Throughout his life Sione took his ministerial vocation seriously preaching and teaching. I will share a memory of his ministry of love and practical Christianity which I believe I also mentioned at Sione and Ruth’s wedding breakfast. When Sione was a single man he accompanied me on a trip to Victoria. We called at the Methodist parsonage at Sale where I wished to follow up some historical questions. The minister’s wife was apprehensive at the sight of strangers at the door, the washing machine was overflowing, babies were crying, all seemed chaos. While I tried to explain who we were Sione disappeared. Before he was missed he returned having changed at least three nappies and mopped up the water.

Sione’s love of the Methodist tradition led him to play a prominent role in the World Methodist Historical Society in which he was a Pacific representative. The Conference in Rome last year was organised by the Society in conjunction with the Benedictine Order also appealed to his ecumenical spirit.
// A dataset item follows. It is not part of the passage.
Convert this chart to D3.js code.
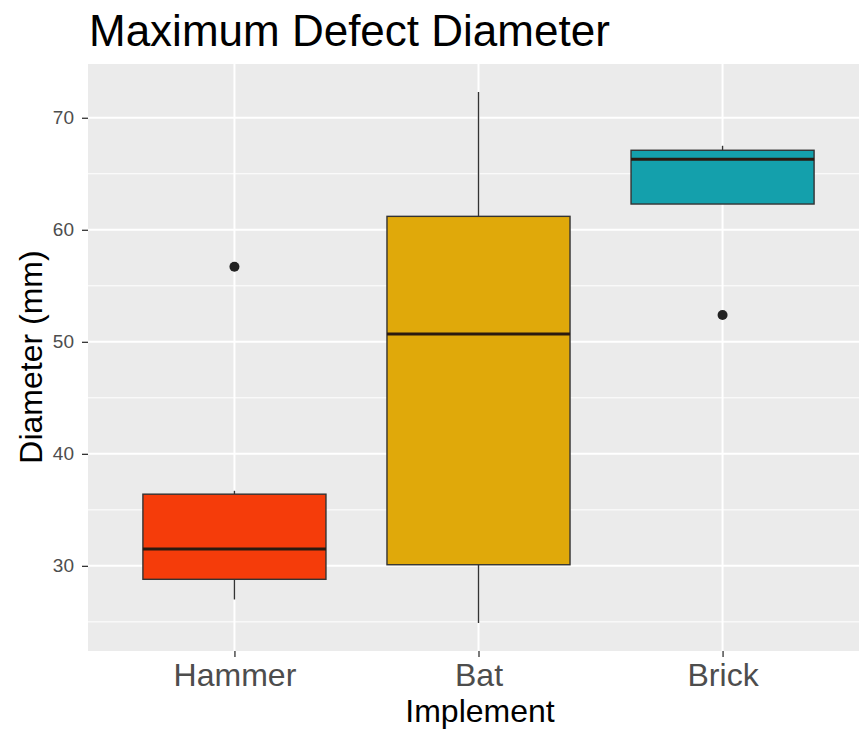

To list all Sione’s achievements, offices held and good works would take too long but they would testify to his commitment to scholarly pursuits, Tongan interests and pastoral care. His life was ordered; his day allowed time for gardening, and it was in his garden, with his loving wife beside him, that he ended his days. Let us now praise famous men and our fathers who begot us for he surely belongs to them.

Discussion

One thought on “Memorial Tribute to Reverend Dr Sione Latukefu

  1. A wonderfully written piece, which reading again after sometime reminded me of my father’s life and achievements.